There was something about Terry that resisted the normal sort of semi-intimate friendship; he almost seemed to lack a coherent self you could latch onto. Everyone is agreed in describing him as "gentle", and that is right; it was, and I don't mean this unkindly, a sort of attractive animal gentleness. Like the cats he adored,Terry seemed to mostly want a warm place to sleep and an occasional meal. Much of his own life seemed to be an utter blur to him. People would tell him stories of his own bizarre conduct, and he would just nod along, going "Yeah... yeah..." and laughing through his nose. Only in pensive moments would he strike you as a person capable of deep feeling. At those times, as the cigarette smoke curled around him, he would generate an impenetrable nebula of sadness. Over what, I couldn't say. I doubt anyone else can.
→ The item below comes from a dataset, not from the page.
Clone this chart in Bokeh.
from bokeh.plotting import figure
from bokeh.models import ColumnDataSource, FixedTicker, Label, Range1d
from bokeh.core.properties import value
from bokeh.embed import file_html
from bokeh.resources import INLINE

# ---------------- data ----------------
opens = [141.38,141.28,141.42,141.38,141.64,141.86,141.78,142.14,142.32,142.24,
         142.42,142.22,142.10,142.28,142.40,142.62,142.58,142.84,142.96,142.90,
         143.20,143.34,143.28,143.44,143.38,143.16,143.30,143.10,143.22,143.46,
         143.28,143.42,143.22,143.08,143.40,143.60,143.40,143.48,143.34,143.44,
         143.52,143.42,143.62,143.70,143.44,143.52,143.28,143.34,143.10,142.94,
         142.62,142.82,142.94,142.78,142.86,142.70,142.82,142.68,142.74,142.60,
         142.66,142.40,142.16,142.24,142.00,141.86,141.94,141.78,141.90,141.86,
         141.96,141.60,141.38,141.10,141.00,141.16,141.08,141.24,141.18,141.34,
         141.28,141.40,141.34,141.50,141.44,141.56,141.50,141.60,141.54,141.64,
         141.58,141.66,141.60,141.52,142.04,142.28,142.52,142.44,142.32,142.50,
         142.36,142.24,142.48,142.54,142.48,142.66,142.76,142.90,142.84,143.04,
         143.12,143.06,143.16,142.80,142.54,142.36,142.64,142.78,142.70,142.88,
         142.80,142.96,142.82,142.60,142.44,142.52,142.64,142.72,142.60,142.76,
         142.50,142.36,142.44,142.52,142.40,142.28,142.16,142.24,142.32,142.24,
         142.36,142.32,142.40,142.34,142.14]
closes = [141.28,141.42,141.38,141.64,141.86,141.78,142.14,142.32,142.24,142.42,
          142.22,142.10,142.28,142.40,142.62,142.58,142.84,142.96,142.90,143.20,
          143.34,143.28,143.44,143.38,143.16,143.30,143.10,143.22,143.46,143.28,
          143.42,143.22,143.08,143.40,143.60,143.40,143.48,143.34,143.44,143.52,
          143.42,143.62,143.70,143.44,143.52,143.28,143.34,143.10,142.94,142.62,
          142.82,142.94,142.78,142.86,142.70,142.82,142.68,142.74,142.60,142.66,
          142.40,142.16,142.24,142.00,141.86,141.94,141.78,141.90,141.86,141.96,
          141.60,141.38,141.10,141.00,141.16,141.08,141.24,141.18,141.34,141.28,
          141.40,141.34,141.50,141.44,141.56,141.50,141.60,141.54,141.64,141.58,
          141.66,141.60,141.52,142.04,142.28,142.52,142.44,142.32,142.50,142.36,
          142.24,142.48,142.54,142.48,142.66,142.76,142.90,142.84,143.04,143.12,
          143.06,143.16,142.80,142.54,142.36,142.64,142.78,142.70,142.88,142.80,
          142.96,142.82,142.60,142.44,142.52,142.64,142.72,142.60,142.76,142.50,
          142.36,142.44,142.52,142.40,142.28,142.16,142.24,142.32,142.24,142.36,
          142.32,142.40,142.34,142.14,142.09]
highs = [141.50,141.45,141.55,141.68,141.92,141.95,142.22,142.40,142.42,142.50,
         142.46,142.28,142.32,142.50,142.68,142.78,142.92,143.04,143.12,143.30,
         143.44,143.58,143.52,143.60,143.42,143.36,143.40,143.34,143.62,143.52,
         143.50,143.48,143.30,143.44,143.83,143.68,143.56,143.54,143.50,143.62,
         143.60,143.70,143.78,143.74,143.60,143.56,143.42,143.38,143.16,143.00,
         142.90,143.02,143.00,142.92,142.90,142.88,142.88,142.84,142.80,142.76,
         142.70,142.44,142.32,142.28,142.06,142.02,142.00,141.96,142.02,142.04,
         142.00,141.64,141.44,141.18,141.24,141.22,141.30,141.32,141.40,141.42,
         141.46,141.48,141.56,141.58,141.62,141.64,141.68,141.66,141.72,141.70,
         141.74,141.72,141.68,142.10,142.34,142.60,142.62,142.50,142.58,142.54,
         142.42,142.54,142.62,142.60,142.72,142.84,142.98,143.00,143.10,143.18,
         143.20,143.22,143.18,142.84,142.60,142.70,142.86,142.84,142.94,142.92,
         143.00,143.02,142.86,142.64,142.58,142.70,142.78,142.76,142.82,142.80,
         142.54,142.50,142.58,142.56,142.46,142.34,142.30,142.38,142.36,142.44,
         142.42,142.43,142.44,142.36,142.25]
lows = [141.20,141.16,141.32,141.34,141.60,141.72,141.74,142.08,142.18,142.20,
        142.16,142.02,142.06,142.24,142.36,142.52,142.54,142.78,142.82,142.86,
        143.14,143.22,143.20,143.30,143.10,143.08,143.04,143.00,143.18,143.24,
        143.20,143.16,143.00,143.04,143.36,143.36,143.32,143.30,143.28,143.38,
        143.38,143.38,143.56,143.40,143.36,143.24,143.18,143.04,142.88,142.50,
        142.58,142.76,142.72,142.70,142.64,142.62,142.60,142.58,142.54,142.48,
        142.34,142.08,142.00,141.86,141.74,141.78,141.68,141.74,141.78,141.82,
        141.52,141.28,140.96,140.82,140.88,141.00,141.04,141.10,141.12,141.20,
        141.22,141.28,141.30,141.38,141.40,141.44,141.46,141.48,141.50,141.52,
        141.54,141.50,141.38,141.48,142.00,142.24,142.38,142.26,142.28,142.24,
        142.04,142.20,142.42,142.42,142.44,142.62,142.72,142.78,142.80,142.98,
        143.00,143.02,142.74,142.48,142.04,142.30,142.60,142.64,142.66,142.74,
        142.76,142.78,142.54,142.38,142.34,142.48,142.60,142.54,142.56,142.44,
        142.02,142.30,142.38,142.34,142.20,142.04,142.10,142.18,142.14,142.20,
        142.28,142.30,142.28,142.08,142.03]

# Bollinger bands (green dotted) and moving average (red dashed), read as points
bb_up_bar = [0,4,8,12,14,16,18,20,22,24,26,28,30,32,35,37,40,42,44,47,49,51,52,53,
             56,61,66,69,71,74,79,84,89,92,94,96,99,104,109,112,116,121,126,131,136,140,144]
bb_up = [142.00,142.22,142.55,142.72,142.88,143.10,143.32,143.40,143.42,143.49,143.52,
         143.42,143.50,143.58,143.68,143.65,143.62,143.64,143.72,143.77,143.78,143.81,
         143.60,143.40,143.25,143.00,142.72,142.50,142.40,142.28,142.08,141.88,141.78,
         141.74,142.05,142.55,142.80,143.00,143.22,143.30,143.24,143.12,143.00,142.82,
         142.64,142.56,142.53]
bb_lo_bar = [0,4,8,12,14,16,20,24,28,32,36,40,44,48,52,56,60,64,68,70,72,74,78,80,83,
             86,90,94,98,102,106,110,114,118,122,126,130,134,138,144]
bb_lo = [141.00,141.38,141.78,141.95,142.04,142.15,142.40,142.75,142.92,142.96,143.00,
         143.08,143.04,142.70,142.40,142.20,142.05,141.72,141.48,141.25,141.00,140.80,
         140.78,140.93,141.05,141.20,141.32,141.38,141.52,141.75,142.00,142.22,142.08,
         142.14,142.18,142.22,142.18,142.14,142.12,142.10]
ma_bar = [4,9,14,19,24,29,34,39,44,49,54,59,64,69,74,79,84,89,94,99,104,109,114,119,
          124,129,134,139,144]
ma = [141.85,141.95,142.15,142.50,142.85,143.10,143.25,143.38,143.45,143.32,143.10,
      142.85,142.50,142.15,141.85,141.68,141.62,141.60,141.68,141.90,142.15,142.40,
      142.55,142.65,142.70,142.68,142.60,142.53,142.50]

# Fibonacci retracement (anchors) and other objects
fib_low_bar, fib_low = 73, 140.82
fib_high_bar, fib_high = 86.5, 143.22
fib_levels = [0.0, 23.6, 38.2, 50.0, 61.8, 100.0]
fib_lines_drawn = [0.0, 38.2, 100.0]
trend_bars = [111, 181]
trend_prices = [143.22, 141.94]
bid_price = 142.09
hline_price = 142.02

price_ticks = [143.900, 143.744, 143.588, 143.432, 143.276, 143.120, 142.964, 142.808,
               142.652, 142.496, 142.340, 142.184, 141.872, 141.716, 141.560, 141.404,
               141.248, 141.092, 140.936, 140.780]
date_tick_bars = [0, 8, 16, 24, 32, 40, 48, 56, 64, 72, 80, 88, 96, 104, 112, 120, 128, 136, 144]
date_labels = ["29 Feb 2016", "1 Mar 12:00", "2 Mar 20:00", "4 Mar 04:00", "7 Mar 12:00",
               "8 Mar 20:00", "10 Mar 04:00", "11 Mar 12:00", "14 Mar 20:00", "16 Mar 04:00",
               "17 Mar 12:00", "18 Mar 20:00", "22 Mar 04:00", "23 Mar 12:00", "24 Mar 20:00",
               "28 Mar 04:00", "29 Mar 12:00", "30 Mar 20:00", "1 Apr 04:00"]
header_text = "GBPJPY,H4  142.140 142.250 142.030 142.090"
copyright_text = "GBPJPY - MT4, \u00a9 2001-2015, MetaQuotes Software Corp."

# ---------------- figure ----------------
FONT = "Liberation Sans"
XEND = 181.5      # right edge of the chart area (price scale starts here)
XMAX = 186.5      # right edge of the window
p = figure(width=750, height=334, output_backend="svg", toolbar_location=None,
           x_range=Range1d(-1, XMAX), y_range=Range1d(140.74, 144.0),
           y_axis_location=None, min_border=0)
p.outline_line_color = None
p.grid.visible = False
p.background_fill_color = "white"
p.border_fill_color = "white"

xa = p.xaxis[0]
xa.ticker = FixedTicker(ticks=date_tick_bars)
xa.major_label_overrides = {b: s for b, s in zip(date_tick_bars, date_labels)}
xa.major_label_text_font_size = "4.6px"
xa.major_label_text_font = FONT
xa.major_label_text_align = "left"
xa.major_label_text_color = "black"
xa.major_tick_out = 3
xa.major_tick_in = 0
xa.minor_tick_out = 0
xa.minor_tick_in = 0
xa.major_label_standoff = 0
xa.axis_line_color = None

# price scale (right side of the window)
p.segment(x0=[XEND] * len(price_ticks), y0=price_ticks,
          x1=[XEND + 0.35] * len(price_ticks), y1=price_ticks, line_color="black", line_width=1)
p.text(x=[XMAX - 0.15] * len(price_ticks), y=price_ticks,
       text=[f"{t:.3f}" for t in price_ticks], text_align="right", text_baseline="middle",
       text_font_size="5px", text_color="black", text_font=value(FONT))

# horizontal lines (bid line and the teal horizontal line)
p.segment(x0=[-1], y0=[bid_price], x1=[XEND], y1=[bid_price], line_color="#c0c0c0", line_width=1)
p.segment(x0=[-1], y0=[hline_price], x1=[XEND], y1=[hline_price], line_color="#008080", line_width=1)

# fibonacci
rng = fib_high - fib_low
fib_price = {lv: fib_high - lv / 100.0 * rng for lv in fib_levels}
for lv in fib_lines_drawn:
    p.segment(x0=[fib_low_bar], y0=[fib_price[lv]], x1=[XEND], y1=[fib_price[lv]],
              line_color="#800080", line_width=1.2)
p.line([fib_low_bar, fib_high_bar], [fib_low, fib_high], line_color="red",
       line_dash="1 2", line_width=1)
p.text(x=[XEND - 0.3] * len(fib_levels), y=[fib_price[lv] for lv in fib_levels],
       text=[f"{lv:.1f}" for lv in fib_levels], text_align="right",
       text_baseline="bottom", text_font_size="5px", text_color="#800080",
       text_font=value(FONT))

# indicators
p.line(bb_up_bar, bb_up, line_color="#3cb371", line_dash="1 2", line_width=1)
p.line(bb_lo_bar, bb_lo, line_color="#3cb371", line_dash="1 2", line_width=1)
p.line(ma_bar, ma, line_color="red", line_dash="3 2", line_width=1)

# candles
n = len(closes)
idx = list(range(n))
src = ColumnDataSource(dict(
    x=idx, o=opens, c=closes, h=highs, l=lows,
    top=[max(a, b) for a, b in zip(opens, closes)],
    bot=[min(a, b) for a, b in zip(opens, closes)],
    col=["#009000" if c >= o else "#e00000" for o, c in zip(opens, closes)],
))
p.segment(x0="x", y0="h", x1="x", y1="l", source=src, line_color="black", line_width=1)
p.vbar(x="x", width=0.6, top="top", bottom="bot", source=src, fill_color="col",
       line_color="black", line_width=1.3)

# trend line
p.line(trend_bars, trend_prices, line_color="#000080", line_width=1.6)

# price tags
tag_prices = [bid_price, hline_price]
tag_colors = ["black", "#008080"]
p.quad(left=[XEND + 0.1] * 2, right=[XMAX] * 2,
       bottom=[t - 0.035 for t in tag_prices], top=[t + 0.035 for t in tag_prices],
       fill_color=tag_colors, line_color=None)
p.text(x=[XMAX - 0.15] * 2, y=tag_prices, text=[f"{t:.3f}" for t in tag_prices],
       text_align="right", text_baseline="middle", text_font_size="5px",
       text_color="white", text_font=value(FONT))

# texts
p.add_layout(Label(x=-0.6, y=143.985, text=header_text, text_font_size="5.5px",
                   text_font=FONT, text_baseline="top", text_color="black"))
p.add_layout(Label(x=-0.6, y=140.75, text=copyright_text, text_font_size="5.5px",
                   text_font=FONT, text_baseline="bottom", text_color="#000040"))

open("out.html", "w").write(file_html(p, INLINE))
The last time I thought of Terry was on April 2. Oddly enough, he came to mind when I read the San Jose Mercury-News story about an editor who died in his office and was thought to be asleep for at least 24 hours. Anybody who worked with Terry would have thought of him, lying supine on the floor in the oddest positions with only steno sheets full of his own shorthand for a blanket.Terry was, by consensus, the most gifted writer amongst AR's reporters during my time there. His style was neat and lucid, with just the right amount of artistry; he imparted dignity to the sometimes-oddball subjects of his Albertans column and was never defeated by a difficult topic. He was forgiven a great deal in the way of eccentricity and tardiness because he delivered copy that the editors barely needed to nod at. He was an outstanding journalist who probably never should have gone anywhere near the profession.

I think it is wrong to judge people for wasting their talent; it's theirs to waste. I also think it's wrong to subject them to a dehumanizing sentimentality, even after they can make no possible objection: Terry was kind and, in a particular sense, innocent, but far from wholly good. To ask what else might have been done to save him from himself would be plain foolishness. I'm not even sure it's quite right to say I miss him, and my honest best guess is that he was content on Skid Row, a milieu he didn't need to transform into an anarchy or tailor his conduct to in the slightest respect. But my days living with him were happy, in part because of him.
http://www.colbycosh.com/old/april04.html
****

You don't likely know of Pelegius. You don't know the radio jogger bitch. You don't know Advil. You don't know Terry.

The question is, do you know yourself? If not, that is an absolute tragedy.